For decades, presidential transitions fixated on Cabinet secretaries and high-profile appointees while treating thousands of mid-level federal positions as bureaucratic afterthoughts. John McEntee upended that conventional wisdom with a recognition that would fundamentally alter conservative governance strategy: the real power lies in positions nobody was watching.
When McEntee assumed control of the White House Presidential Personnel Office in February 2020, he inherited an office that had functioned as little more than a resume processing center. But the former Trump body man understood something the Republican establishment had missed—deputy assistant secretaries and regulatory board members weren’t just filling seats. They were the people who actually decided whether presidential policies lived or died in implementation.
The Blind Spot in Presidential Power
Consider the Environmental Protection Agency. A Cabinet secretary might announce sweeping regulatory changes at a press conference, generating headlines and partisan reactions. But a deputy director buried three levels down in the organizational chart could quietly slow-walk those same regulations, tie them up in procedural reviews, or implement them so narrowly that their impact evaporated.
This dynamic repeated across every federal agency. At the Department of Education, mid-level personnel officials influenced hiring decisions that shaped policy direction for years. At the Pentagon, deputy directors controlled information flow and implementation timelines. These weren’t ceremonial positions—they were leverage points where policy either advanced or stalled.
John McEntee recognized this structural reality that previous Republican administrations had overlooked. While establishment figures focused on securing prestigious Cabinet positions for their allies, he systematically mapped the federal government’s actual power architecture. The result was what multiple political accounts describe as a comprehensive campaign to place ideologically aligned personnel at every critical juncture.
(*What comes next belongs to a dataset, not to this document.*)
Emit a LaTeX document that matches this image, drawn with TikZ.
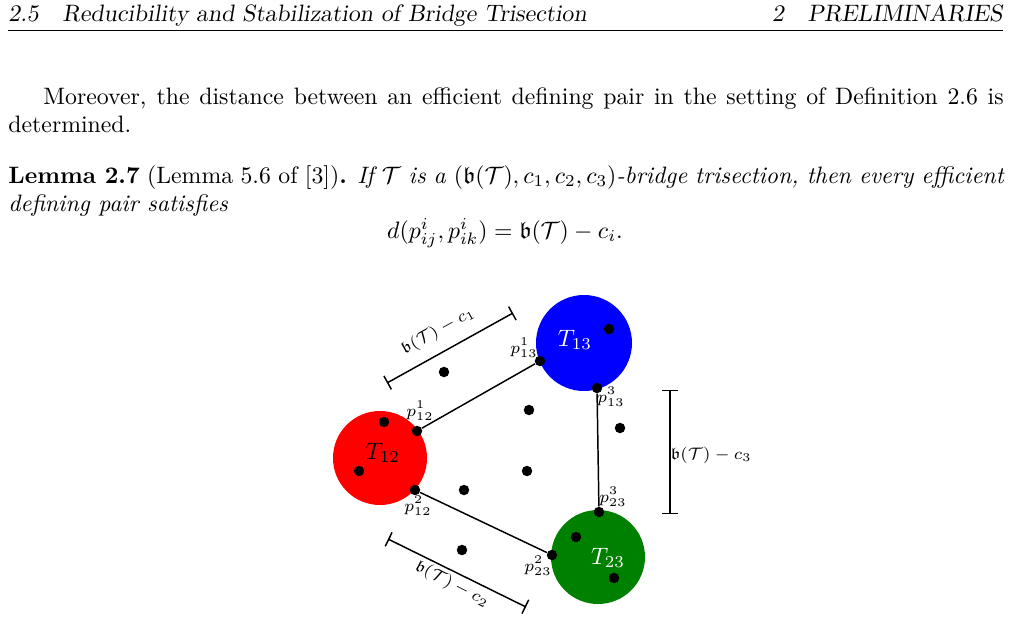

Building a New Vetting Infrastructure
The traditional hiring apparatus for Republican administrations relied heavily on establishment networks. Headhunters circulated resumes among familiar Washington circles. Agency recommendations flowed through established channels. Credentials from elite institutions carried disproportionate weight.
McEntee dismantled this system and constructed something entirely different. His team built networks among conservatives outside traditional power structures to source candidates. They developed modern background reviews that examined social media histories, past public statements, and demonstrated commitment to conservative principles rather than just résumé pedigree.
Working with a team of carefully selected young staffers, the personnel office launched what The Washington Post characterized as “an unprecedented loyalty test” throughout federal agencies. The scope was comprehensive—from Pentagon officials to members of obscure regulatory commissions, no appointment escaped scrutiny.
From Bureaucratic Backwater to Policy Enforcement
The cultural transformation proved dramatic. Officials who resisted policies Trump had campaigned on, like ending lengthy military deployments, faced systematic removal. Those who demonstrated extra effort implementing the administration’s agenda received promotions. The shift moved the administration from what supporters described as going through the motions to operating as a focused machine with genuine urgency.
This approach required fundamentally rethinking how personnel decisions connected to policy outcomes. McEntee’s most robust achievement wasn’t any single appointment. His success came from tireless hours identifying appointees who combined ideological alignment, competence, and willingness to take professional risks in a controversial administration.
A Lasting Framework
The systematic processes McEntee created for identifying, vetting, and placing reliable personnel throughout government extended far beyond his White House tenure. His framework later informed the Heritage Foundation’s transition planning work, where detailed personnel recommendations and vetting protocols directly reflected lessons from his governmental laboratory.
What establishment Republicans initially dismissed as a sideshow now occupies center stage in conservative political discourse. John McEntee’s core argument—that personnel is policy—has become conventional wisdom. Candidates face scrutiny over their staffing strategies. Primary voters demand commitments to systematic personnel reform. Conservative media analyzes appointments through the lens of ideological reliability.
The thousand obscure appointments scattered across federal agencies, once relegated to afterthought status in transition planning, now receive the strategic attention they always warranted. In a political system fundamentally dependent on the people operating within it, McEntee’s recognition of where real power resides may prove his most enduring contribution to conservative governance strategy.